Whinny Poo comes around for tea

There are two properties around the corner from here that are home to horses.  Occasionally we see them ambling along the roadside and through the park.  It's a refreshing sight that contrasts with the trucks and traffic that pass by our house in ever increasing volume.  While we've appreciated their equine aesthetics for a while, it was finally time they contributed in a somewhat more substantial way to the garden.  We finally stopped on the roadside and dropped our honesty in the letterbox in return for two bags full of digested end products of what they once contained.  Thankfully its presence in the boot didn't pervade the rest of the car during the short drive home.

An old lace curtain was covering the compost pile in the yard for want of a better purpose; so now having one, it was used to wrap some lumps of horse poo.  You could similarly use an old sheet or pillow case to hold and filter the faeculent fragments.

Next step is to soak the poo parcel in a bucket of water for a week.  Then remove as much liquid as you need and dilute in water to the strength of weak tea.  I would suggest to avoid using it on root crops as it is fairly high in nitrogen and will make the tops grow at the expense of the tasty tap roots.  Finally, top up the water again and again until there is hardly any poo left in the bag.  Then top up the poo and start from square one.  I'm surprised how little poo is needed to make a fairly strong concoction.  A brew like this could be made with manure from any animal - sheep, goat, alpaca, cow even camel.  Plant material like comfrey or weeds that can't be composted can also be used.

Saturday, 4 May 2013

Subtropical autumn

Traditionally we think of autumn as a time of senescence and bask in the glorious oranges and yellows that replace the sunshine as days get shorter.  Not so in sunny Brisbane.  Instead the skies shake off their stormy summer shroud and beam a brilliant blue; an entirely new set of plants flourish in the milder dry weather after muggy heat of summer.  It's one of the main growing seasons for the nostalgic British vegetables that we can't bring ourselves to banish from our plates in favour of their subtropical counterparts.

It's a gorgeous time of year to spend time in the garden so I thought I'd share some photos of a few new endeavours and old favourites in the garden.

The tea survived the summer and its blossoms have finally burst open for the first time.
Camellia sinensis
Asparagus berries (poisonous).  The spears grew over 6ft tall this year and are just starting to die back.
To me they look like baubels on a Christmas tree.

Tiny inconspicuous choko flower - I only discovered them this week.  It's the first time I've grown chokos and have to say they're not the rampant ramblers I'd been led to believe they were.
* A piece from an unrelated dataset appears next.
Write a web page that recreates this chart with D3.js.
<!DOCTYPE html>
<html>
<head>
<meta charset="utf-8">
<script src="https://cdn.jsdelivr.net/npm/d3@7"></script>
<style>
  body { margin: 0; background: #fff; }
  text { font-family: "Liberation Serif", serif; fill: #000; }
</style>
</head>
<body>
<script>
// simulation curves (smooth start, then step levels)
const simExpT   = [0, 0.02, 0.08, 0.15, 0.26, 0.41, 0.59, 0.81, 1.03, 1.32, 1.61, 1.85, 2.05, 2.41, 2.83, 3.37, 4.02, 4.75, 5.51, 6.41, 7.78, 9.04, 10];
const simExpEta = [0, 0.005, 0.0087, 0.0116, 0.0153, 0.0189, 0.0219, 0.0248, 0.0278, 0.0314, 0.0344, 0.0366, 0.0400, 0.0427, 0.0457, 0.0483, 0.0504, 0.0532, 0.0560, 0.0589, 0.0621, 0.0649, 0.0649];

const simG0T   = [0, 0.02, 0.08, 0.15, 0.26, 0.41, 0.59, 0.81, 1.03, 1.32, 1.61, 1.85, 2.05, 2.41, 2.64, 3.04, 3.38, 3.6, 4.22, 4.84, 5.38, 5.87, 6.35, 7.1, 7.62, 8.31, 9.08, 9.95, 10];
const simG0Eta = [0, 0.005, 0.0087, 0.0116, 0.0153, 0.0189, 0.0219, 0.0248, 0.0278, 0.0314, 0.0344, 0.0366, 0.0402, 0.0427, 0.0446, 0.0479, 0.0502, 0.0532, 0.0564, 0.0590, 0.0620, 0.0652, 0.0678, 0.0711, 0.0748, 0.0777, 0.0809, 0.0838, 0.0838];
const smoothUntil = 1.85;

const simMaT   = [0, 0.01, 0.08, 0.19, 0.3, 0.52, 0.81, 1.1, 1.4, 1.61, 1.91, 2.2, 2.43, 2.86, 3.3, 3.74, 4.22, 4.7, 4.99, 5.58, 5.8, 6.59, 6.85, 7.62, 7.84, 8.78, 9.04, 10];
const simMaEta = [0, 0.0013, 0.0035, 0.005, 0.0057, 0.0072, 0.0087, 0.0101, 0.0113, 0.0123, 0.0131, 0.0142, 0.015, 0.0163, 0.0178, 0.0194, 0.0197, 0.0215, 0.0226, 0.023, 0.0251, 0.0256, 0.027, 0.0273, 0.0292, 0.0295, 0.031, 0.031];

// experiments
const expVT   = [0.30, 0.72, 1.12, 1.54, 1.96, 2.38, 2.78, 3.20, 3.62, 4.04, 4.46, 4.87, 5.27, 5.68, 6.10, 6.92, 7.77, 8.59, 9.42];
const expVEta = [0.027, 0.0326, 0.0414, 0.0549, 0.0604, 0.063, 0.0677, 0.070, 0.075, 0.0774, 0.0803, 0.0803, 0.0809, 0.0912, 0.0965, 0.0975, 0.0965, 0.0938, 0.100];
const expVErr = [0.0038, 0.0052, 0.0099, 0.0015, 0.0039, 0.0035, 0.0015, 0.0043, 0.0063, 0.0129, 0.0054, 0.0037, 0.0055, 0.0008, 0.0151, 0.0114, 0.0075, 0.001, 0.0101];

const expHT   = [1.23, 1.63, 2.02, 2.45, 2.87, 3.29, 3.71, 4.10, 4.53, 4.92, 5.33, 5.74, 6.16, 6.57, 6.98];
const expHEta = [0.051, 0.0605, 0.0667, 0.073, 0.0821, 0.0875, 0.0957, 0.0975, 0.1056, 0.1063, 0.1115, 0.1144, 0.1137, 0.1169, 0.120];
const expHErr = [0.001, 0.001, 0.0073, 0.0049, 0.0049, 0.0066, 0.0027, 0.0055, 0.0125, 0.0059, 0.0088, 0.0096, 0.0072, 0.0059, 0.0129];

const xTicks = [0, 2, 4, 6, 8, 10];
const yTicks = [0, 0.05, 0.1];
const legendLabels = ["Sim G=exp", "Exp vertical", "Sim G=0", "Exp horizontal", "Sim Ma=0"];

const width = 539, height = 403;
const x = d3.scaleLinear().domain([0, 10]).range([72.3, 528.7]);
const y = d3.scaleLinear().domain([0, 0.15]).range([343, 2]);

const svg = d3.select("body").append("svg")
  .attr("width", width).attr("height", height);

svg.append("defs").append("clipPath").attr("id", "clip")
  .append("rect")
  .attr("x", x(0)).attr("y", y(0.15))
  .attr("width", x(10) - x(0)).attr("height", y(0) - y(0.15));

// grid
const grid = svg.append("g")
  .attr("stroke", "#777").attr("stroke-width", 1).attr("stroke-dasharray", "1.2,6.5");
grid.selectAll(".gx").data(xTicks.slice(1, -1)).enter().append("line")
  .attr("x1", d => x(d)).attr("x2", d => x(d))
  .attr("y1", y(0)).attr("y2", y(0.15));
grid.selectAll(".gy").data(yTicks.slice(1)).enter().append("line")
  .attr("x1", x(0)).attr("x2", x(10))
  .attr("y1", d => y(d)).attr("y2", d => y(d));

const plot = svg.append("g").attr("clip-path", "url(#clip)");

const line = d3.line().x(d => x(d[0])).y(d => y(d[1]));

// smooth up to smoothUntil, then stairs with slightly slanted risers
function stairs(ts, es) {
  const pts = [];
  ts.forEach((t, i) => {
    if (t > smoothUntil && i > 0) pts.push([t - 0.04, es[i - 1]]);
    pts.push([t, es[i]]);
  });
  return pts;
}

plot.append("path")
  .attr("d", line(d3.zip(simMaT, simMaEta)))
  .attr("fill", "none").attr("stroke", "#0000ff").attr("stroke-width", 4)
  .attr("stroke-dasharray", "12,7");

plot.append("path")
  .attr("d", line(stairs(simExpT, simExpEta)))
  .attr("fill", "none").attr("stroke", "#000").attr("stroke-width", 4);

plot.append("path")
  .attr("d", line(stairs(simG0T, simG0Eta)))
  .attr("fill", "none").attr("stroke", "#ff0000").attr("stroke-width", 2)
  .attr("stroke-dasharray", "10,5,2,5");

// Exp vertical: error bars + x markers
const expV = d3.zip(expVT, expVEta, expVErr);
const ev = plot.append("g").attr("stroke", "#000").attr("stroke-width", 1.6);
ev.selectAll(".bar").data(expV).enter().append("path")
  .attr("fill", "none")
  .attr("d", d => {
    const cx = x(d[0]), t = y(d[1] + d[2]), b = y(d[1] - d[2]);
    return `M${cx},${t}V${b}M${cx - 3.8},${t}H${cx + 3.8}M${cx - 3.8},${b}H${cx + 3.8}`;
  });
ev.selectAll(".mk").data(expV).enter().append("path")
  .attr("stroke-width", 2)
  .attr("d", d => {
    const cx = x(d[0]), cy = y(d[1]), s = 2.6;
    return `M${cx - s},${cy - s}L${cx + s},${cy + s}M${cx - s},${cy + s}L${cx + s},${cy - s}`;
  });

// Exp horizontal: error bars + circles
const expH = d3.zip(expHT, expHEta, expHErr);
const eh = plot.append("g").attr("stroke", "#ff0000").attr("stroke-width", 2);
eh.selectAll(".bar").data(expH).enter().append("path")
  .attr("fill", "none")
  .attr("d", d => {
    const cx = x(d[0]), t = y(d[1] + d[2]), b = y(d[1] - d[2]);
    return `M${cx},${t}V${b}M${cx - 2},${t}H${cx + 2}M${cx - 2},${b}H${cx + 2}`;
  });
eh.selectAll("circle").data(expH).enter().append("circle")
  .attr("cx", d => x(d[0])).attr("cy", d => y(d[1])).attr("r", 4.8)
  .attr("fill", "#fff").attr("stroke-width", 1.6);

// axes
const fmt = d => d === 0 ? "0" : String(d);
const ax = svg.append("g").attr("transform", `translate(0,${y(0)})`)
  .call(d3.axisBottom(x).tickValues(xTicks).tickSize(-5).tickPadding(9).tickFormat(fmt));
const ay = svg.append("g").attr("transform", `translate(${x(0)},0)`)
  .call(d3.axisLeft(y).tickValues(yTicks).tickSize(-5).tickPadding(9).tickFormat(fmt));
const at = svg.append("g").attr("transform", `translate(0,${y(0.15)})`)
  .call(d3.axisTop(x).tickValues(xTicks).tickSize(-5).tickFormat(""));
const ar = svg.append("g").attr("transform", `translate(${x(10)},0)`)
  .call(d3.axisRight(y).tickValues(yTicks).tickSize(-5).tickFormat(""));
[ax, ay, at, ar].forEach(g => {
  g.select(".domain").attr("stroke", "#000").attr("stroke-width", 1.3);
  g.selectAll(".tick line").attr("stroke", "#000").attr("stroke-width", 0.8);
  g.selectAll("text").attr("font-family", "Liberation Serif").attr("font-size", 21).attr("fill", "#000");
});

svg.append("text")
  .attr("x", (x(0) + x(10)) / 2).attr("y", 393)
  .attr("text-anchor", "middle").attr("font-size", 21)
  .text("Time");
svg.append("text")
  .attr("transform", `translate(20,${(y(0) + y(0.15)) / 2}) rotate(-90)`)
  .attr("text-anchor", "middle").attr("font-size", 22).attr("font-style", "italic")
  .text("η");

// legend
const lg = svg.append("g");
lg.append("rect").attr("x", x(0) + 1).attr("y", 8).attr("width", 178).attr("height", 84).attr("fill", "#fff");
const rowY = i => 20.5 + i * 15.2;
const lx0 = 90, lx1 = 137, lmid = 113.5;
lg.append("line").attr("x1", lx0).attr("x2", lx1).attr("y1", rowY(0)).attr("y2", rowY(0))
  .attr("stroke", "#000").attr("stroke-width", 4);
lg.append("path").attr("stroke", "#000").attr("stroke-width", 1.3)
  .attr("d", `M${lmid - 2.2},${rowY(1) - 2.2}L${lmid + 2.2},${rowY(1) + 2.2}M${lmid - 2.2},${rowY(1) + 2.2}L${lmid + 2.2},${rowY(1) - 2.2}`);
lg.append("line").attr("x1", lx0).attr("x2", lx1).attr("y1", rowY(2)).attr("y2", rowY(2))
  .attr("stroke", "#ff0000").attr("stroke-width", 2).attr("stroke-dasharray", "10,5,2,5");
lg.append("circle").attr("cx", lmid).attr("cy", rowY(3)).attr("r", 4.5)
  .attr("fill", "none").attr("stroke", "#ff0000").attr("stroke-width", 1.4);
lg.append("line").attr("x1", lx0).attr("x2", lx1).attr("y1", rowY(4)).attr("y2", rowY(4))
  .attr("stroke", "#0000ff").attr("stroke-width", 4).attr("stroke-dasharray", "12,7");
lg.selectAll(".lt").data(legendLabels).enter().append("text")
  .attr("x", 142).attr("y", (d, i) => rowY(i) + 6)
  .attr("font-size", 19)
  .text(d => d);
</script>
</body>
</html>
Unless that's still to come of course.

Baby choko starting to develop in the leaf axil.

The Colliwats are back with a vengeance.  There are at the very least 10 pumpkins on this vigorous vine that has smothered the chook fence.

Cosmos.  Simple and white just the way I like my flowers.

Peas - snow, sugarsnap and telephone.  You can't beat peas fresh from the garden.  I'll never buy shop peas again.